Given instruction - Return verbatim everything from the first line through the line that contains "import * as d3 from 'd3'", and stop there.

Recorded data -
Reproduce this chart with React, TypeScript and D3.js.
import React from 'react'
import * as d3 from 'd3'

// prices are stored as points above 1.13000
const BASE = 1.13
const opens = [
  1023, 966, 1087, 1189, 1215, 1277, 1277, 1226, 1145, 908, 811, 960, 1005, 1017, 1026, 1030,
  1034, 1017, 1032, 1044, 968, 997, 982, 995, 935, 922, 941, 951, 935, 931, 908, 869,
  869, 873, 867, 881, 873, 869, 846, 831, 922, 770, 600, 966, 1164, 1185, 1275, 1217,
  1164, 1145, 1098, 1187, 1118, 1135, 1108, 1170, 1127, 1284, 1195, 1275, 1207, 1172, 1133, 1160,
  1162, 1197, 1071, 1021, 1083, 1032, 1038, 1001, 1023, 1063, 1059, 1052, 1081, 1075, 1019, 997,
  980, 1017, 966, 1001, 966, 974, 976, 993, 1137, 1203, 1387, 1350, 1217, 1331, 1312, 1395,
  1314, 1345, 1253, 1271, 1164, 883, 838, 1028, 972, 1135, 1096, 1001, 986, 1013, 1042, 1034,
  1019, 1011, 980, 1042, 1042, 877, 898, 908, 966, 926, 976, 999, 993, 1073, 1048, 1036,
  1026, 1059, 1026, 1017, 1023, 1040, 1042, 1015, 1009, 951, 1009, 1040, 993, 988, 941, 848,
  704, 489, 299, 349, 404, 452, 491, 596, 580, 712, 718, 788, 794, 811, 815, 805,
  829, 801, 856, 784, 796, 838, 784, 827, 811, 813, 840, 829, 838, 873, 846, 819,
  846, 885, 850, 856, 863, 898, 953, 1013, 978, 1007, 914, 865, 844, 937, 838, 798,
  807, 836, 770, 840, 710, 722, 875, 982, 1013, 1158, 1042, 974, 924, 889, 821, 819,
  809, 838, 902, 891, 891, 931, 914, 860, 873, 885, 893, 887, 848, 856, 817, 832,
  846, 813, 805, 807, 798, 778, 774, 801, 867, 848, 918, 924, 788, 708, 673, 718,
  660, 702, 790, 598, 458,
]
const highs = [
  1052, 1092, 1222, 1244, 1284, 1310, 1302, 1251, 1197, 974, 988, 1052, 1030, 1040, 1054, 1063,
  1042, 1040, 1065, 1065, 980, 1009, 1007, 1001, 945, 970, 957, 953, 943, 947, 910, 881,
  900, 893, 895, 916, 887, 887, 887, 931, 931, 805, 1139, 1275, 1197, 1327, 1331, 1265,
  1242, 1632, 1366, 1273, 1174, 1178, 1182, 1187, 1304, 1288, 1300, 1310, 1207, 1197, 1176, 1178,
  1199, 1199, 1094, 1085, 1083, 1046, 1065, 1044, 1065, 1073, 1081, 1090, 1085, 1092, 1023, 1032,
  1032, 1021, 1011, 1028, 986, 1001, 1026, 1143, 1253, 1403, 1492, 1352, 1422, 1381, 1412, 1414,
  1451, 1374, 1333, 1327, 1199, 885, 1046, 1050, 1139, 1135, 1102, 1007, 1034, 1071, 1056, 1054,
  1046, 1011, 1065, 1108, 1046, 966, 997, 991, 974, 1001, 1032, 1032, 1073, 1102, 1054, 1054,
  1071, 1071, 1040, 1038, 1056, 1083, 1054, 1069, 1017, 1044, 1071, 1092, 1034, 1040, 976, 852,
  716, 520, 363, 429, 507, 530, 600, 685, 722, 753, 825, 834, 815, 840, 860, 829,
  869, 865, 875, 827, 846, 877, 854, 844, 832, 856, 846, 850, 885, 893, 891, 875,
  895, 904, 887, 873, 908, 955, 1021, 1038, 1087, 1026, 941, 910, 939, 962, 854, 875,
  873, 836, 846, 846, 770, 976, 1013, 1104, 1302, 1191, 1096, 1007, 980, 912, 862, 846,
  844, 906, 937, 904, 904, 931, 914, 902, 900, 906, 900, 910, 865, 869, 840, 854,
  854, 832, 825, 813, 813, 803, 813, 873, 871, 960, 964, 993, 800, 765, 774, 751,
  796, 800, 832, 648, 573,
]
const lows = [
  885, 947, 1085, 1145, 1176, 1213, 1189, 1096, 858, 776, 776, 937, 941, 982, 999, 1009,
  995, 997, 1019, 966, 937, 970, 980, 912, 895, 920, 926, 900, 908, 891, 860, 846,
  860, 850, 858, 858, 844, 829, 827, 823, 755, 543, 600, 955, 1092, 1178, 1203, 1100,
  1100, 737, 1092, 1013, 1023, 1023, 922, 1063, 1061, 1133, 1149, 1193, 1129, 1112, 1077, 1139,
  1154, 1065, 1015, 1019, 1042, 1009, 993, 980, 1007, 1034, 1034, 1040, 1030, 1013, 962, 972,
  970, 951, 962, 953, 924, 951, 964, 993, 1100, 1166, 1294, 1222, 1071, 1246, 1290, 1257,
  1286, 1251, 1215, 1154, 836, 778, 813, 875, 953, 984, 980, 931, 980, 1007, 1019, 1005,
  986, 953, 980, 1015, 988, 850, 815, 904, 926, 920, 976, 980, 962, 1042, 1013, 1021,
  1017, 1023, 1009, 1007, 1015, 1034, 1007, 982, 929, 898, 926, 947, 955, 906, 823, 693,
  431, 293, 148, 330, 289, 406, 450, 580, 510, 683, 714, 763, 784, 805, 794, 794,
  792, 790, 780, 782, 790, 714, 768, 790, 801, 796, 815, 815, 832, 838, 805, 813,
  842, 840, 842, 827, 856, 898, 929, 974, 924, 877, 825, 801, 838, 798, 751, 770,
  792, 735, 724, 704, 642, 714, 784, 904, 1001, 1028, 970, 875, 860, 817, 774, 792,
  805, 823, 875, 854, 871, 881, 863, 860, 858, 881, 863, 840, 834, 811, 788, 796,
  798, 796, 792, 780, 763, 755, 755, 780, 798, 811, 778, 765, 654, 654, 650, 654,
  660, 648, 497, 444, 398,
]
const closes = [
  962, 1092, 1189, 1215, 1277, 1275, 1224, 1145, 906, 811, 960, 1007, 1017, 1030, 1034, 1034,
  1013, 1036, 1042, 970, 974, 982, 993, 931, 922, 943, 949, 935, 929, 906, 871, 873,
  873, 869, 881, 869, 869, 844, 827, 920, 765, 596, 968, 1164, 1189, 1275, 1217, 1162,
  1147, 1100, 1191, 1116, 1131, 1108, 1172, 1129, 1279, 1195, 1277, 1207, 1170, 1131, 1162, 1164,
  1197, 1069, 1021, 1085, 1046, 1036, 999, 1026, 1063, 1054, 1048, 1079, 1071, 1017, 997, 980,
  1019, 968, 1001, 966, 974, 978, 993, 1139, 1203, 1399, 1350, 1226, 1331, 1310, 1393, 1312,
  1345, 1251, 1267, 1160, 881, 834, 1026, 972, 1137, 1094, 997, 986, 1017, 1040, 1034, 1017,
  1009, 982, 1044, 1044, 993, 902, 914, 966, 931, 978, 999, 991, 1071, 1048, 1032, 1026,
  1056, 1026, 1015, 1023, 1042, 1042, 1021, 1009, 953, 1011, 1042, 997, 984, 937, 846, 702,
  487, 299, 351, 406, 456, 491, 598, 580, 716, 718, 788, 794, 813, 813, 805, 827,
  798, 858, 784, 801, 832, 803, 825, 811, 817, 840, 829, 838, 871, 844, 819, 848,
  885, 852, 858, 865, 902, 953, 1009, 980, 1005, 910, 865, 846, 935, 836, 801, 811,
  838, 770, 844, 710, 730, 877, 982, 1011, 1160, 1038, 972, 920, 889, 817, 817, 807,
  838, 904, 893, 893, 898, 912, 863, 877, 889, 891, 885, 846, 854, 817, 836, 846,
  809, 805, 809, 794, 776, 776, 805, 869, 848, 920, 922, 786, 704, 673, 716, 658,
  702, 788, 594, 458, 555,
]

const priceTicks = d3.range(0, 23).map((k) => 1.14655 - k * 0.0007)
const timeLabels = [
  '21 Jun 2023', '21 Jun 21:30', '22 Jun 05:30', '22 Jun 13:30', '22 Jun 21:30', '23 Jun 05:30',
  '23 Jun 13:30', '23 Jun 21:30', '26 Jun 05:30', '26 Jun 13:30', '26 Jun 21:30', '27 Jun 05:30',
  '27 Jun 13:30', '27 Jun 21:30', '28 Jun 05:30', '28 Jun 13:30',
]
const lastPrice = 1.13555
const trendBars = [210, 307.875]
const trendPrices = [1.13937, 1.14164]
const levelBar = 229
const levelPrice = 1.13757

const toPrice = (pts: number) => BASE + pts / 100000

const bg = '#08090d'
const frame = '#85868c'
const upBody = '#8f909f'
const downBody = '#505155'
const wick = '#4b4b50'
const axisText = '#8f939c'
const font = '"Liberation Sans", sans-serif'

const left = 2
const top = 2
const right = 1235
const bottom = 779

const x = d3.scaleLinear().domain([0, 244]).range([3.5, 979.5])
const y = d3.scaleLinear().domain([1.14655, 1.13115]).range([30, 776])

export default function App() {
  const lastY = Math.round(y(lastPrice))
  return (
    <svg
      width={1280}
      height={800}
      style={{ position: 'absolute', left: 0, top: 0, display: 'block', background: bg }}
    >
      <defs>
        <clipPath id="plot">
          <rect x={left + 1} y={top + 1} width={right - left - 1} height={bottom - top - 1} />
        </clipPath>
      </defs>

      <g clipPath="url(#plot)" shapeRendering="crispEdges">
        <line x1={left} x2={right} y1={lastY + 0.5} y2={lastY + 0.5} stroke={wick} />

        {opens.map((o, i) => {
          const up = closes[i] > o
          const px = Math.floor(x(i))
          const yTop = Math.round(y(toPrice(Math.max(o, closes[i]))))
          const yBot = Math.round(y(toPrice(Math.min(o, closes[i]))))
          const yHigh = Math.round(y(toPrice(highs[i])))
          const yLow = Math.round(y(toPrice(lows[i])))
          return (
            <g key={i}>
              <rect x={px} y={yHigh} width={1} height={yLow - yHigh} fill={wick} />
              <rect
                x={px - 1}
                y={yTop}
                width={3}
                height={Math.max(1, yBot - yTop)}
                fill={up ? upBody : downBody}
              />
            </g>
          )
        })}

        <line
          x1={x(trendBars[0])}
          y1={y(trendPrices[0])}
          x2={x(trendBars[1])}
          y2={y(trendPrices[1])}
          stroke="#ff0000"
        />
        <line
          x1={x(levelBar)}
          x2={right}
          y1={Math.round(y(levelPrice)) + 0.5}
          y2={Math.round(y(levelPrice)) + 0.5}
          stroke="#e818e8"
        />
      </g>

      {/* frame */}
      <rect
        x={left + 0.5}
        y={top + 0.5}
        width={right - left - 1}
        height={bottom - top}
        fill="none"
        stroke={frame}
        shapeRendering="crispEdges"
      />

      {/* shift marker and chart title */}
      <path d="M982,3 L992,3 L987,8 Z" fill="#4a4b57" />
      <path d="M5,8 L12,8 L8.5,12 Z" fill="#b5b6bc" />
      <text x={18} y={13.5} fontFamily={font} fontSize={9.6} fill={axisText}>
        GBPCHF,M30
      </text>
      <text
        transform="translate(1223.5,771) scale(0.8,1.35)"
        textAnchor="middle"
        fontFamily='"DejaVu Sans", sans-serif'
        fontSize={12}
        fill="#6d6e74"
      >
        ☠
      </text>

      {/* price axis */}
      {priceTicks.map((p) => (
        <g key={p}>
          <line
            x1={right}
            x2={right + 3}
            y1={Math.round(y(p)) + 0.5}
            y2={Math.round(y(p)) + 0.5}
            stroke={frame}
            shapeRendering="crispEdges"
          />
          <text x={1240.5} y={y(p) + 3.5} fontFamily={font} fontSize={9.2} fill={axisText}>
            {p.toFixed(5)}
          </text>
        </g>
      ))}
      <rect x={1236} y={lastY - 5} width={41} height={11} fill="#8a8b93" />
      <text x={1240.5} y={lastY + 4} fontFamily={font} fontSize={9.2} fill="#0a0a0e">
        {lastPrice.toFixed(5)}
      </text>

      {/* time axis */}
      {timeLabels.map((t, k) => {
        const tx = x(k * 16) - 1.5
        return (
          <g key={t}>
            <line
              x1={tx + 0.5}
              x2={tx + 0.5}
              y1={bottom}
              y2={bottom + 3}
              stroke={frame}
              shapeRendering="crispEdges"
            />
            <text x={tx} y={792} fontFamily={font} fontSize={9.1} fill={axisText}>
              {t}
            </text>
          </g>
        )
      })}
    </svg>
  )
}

Answer to this problem -
Reproduce this chart with React, TypeScript and D3.js.
import React from 'react'
import * as d3 from 'd3'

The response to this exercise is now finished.